Start with a test at 50% of the expected virtual user capacity for 15 minutes and a medium ramp rate. The different members of the team [testers will also need to be monitoring the CPU usage during the testing] should be able to check whether your website is handling the load efficiently or some resources are already showing high utilization.

After making any system adjustments, run the test again or proceed to 75% of expected load. Continue with the testing and proceed to 100%; then up to 150% of the expected load, while monitoring and making the necessary adjustments to your system as you go along.

Results Analysis

Often the first indication that something is wrong is the end user response times start to climb. Knowing which pages are failing will help you narrow down where the problem is.

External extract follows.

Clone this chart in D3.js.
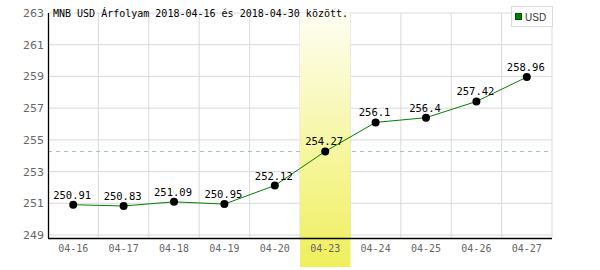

Whichever load test tool you use, it will need to produce reports that will highlight the following:

§ Page response time by load level

§ Completed and abandoned session by load level

§ Page views and page hits by load level

§ HTTP and network errors by load level

§ Concurrent user by minute

§ Missing links report, if applicable

§ Full detailed report which includes response time by page and by transaction, lost sales opportunities, analysis and recommendations

Important Considerations

When testing websites, it is critically important to test from outside the firewall. In addition, web-based load testing services, based outside the firewall, can identify bottlenecks that are only found by testing in this manner.

Web-based stress testing of web sites are therefore more accurate when it comes to measuring a site's capacity constraints.

Web traffic is rarely uniformly distributed, and most Web sites exhibit very noticeable peaks in their volume patterns. Typically, there are a few points in time (one or two days out of the week, or a couple of hours each day) when the traffic to the Web site is highest.